The space elevator is still awaiting the invention of a sufficiently strong material.

If it is a slippage effect then 5 cm may work, possibly even 4.5 cm.  At least we are not orders of magnitude out.

On Earth Maglev is limited by air resistance, this major restriction does not apply on the Moon.

The speed effects can be tested in a vacuum chamber.  The 3g tangential acceleration on the track can be tested at a lower speed.  The 2.38 km speed could be tested in a smallish by locking the vehicle and spinning the track.

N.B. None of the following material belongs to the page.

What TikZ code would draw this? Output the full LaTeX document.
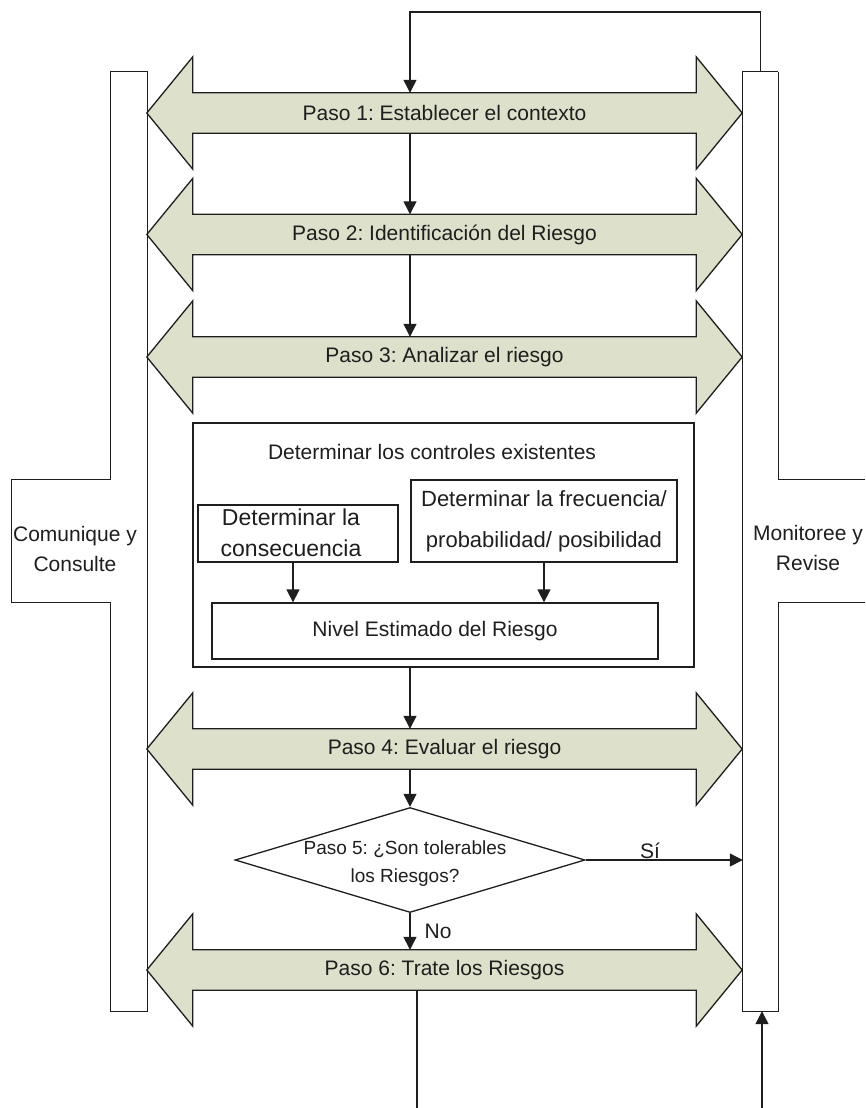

Not really. A lunar space elevator is something like 100,000 km straight down.  The Maglev track is 1209 km along the flat.  The reason we are using magnetic levitation is that wheels do not turn that fast.

The track could be made out of aluminium going around a crater whose diameter is 385 km +/- 10 km.
Aluminium is one of the main ingredients of lunar soil so it can be made on the Moon.

Lunar mountains go up to about 2 km tall.  So a 192.5 km sling would have a height to length ratio of 1:96
That is enormous, bridges have ratios of 1:10.  The length may be possible if the sling is turning whilst its tip is winched out.

Rotation time of sling is 2 pi * r / v = 2 * pi * 192.47 km / 2.38 km/s = 1 revolution per 508 seconds (1 rev 8.47 minutes)
or 0.118 revs/minute

4 cm nanotubes are sufficient to make a rope.  You just have to make a rope, this includes spinning the threads together to produce lengths hundreds of feet long.  See
http://en.wikipedia.org/wiki/Rope

Force = mass * acceleration
F = m a

The acceleration to rise has to be stronger than gravity say 1.1 g = 1.1 * 9.81
Mass of climber say 20,000 kg

Required force F = 20000 * 1.1 * 9.81 = 215,820 newtons or 216 kN

You are trying to solve the wrong weight problem with the cable.  The cable can be kept up by having a very heavy counter weight above 36,000 km.  The problem is that the cable will break under its own weight unless tapered.  To survive the pull up force you are proposing an even thicker cable is needed.